Some records
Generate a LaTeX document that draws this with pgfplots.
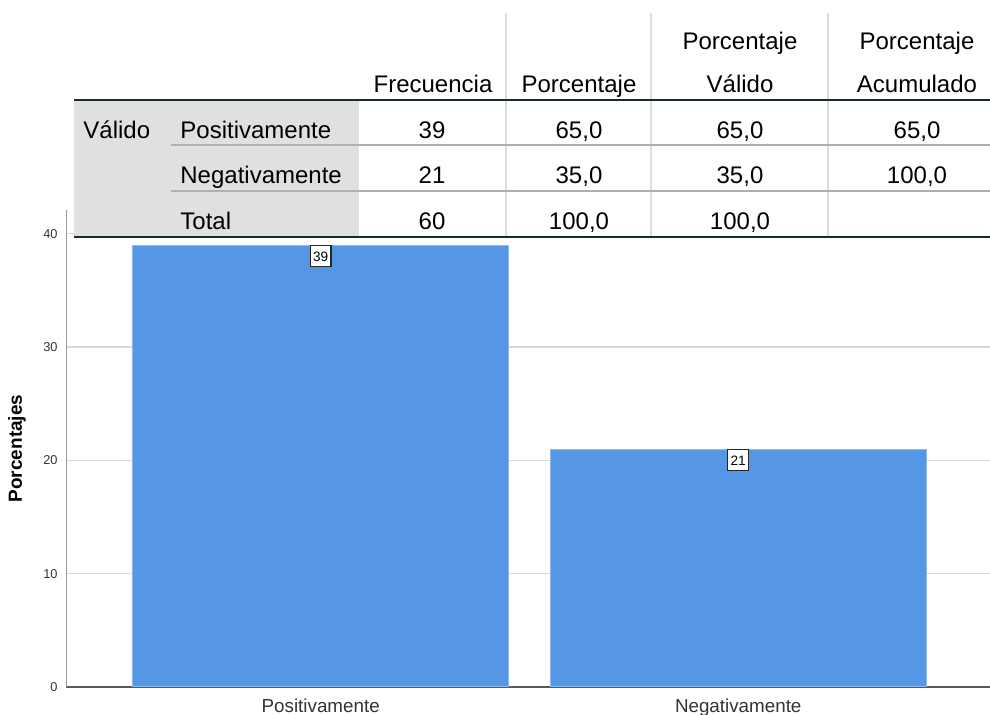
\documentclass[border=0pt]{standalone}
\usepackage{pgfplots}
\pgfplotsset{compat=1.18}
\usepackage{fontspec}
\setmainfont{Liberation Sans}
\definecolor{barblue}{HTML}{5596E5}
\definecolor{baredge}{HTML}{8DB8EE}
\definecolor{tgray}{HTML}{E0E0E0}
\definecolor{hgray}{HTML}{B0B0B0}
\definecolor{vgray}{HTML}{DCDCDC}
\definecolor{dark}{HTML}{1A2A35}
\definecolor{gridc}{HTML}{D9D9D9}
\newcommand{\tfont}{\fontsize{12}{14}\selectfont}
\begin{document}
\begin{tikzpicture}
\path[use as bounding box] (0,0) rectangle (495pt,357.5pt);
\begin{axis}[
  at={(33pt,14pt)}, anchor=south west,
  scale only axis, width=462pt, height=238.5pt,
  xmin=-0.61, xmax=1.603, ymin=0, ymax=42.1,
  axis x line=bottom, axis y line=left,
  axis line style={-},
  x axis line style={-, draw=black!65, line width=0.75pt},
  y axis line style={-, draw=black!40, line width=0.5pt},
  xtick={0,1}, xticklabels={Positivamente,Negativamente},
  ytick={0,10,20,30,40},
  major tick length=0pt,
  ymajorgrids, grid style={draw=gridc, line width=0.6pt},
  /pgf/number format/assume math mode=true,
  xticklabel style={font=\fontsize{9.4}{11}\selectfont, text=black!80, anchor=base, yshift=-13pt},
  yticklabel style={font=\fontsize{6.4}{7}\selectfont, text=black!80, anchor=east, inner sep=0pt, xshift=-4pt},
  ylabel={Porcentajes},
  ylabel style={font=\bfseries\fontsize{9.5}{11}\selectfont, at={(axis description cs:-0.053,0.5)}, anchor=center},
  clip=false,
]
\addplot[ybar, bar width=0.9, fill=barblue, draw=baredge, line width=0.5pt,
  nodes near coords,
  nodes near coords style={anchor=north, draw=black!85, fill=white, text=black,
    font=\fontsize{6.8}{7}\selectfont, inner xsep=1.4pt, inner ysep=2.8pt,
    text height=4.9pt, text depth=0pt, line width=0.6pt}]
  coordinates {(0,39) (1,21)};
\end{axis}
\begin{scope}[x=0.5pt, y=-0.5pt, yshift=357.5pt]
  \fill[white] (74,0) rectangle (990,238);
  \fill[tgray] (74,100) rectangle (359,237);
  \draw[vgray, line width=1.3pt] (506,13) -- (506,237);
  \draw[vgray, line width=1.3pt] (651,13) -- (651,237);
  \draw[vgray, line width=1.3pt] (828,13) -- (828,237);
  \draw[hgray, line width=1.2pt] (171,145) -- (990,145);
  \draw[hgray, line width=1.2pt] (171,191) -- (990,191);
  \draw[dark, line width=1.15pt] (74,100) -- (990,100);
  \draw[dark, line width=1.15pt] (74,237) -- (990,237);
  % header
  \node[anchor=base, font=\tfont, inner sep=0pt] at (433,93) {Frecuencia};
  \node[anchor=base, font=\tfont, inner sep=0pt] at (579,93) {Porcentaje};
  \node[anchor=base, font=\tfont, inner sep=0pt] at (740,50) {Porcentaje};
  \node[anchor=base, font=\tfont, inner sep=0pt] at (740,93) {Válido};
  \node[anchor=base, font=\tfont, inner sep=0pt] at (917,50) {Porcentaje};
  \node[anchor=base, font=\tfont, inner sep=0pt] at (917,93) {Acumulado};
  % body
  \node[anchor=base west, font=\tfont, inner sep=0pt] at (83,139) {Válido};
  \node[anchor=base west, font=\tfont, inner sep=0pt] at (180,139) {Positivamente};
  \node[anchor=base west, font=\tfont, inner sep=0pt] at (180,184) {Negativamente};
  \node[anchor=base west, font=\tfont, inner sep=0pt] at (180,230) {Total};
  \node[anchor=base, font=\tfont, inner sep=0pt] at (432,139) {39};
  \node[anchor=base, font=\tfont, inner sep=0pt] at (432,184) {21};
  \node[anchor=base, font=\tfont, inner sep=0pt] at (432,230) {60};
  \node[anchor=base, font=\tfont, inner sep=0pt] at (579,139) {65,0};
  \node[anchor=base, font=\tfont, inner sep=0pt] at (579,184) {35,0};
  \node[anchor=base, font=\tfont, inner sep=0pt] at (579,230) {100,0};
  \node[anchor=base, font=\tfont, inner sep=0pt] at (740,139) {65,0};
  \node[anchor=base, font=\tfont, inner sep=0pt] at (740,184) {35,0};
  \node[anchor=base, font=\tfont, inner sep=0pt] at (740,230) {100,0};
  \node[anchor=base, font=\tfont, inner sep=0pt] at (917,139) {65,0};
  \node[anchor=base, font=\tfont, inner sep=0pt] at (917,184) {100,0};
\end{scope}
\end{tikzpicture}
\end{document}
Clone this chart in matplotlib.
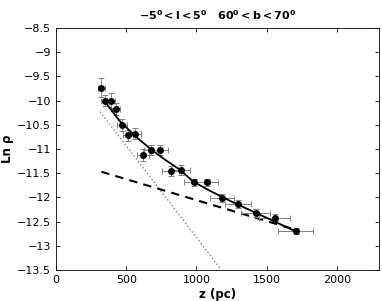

## YOUR GOAL
Copy all the records above exactly, but leave out the pictures.

## WORKED SOLUTION
Generate a LaTeX document that draws this with pgfplots.
\documentclass[border=0pt]{standalone}
\usepackage{pgfplots}
\pgfplotsset{compat=1.18}
\usepackage{fontspec}
\setmainfont{Liberation Sans}
\definecolor{barblue}{HTML}{5596E5}
\definecolor{baredge}{HTML}{8DB8EE}
\definecolor{tgray}{HTML}{E0E0E0}
\definecolor{hgray}{HTML}{B0B0B0}
\definecolor{vgray}{HTML}{DCDCDC}
\definecolor{dark}{HTML}{1A2A35}
\definecolor{gridc}{HTML}{D9D9D9}
\newcommand{\tfont}{\fontsize{12}{14}\selectfont}
\begin{document}
\begin{tikzpicture}
\path[use as bounding box] (0,0) rectangle (495pt,357.5pt);
\begin{axis}[
  at={(33pt,14pt)}, anchor=south west,
  scale only axis, width=462pt, height=238.5pt,
  xmin=-0.61, xmax=1.603, ymin=0, ymax=42.1,
  axis x line=bottom, axis y line=left,
  axis line style={-},
  x axis line style={-, draw=black!65, line width=0.75pt},
  y axis line style={-, draw=black!40, line width=0.5pt},
  xtick={0,1}, xticklabels={Positivamente,Negativamente},
  ytick={0,10,20,30,40},
  major tick length=0pt,
  ymajorgrids, grid style={draw=gridc, line width=0.6pt},
  /pgf/number format/assume math mode=true,
  xticklabel style={font=\fontsize{9.4}{11}\selectfont, text=black!80, anchor=base, yshift=-13pt},
  yticklabel style={font=\fontsize{6.4}{7}\selectfont, text=black!80, anchor=east, inner sep=0pt, xshift=-4pt},
  ylabel={Porcentajes},
  ylabel style={font=\bfseries\fontsize{9.5}{11}\selectfont, at={(axis description cs:-0.053,0.5)}, anchor=center},
  clip=false,
]
\addplot[ybar, bar width=0.9, fill=barblue, draw=baredge, line width=0.5pt,
  nodes near coords,
  nodes near coords style={anchor=north, draw=black!85, fill=white, text=black,
    font=\fontsize{6.8}{7}\selectfont, inner xsep=1.4pt, inner ysep=2.8pt,
    text height=4.9pt, text depth=0pt, line width=0.6pt}]
  coordinates {(0,39) (1,21)};
\end{axis}
\begin{scope}[x=0.5pt, y=-0.5pt, yshift=357.5pt]
  \fill[white] (74,0) rectangle (990,238);
  \fill[tgray] (74,100) rectangle (359,237);
  \draw[vgray, line width=1.3pt] (506,13) -- (506,237);
  \draw[vgray, line width=1.3pt] (651,13) -- (651,237);
  \draw[vgray, line width=1.3pt] (828,13) -- (828,237);
  \draw[hgray, line width=1.2pt] (171,145) -- (990,145);
  \draw[hgray, line width=1.2pt] (171,191) -- (990,191);
  \draw[dark, line width=1.15pt] (74,100) -- (990,100);
  \draw[dark, line width=1.15pt] (74,237) -- (990,237);
  % header
  \node[anchor=base, font=\tfont, inner sep=0pt] at (433,93) {Frecuencia};
  \node[anchor=base, font=\tfont, inner sep=0pt] at (579,93) {Porcentaje};
  \node[anchor=base, font=\tfont, inner sep=0pt] at (740,50) {Porcentaje};
  \node[anchor=base, font=\tfont, inner sep=0pt] at (740,93) {Válido};
  \node[anchor=base, font=\tfont, inner sep=0pt] at (917,50) {Porcentaje};
  \node[anchor=base, font=\tfont, inner sep=0pt] at (917,93) {Acumulado};
  % body
  \node[anchor=base west, font=\tfont, inner sep=0pt] at (83,139) {Válido};
  \node[anchor=base west, font=\tfont, inner sep=0pt] at (180,139) {Positivamente};
  \node[anchor=base west, font=\tfont, inner sep=0pt] at (180,184) {Negativamente};
  \node[anchor=base west, font=\tfont, inner sep=0pt] at (180,230) {Total};
  \node[anchor=base, font=\tfont, inner sep=0pt] at (432,139) {39};
  \node[anchor=base, font=\tfont, inner sep=0pt] at (432,184) {21};
  \node[anchor=base, font=\tfont, inner sep=0pt] at (432,230) {60};
  \node[anchor=base, font=\tfont, inner sep=0pt] at (579,139) {65,0};
  \node[anchor=base, font=\tfont, inner sep=0pt] at (579,184) {35,0};
  \node[anchor=base, font=\tfont, inner sep=0pt] at (579,230) {100,0};
  \node[anchor=base, font=\tfont, inner sep=0pt] at (740,139) {65,0};
  \node[anchor=base, font=\tfont, inner sep=0pt] at (740,184) {35,0};
  \node[anchor=base, font=\tfont, inner sep=0pt] at (740,230) {100,0};
  \node[anchor=base, font=\tfont, inner sep=0pt] at (917,139) {65,0};
  \node[anchor=base, font=\tfont, inner sep=0pt] at (917,184) {100,0};
\end{scope}
\end{tikzpicture}
\end{document}
Clone this chart in matplotlib.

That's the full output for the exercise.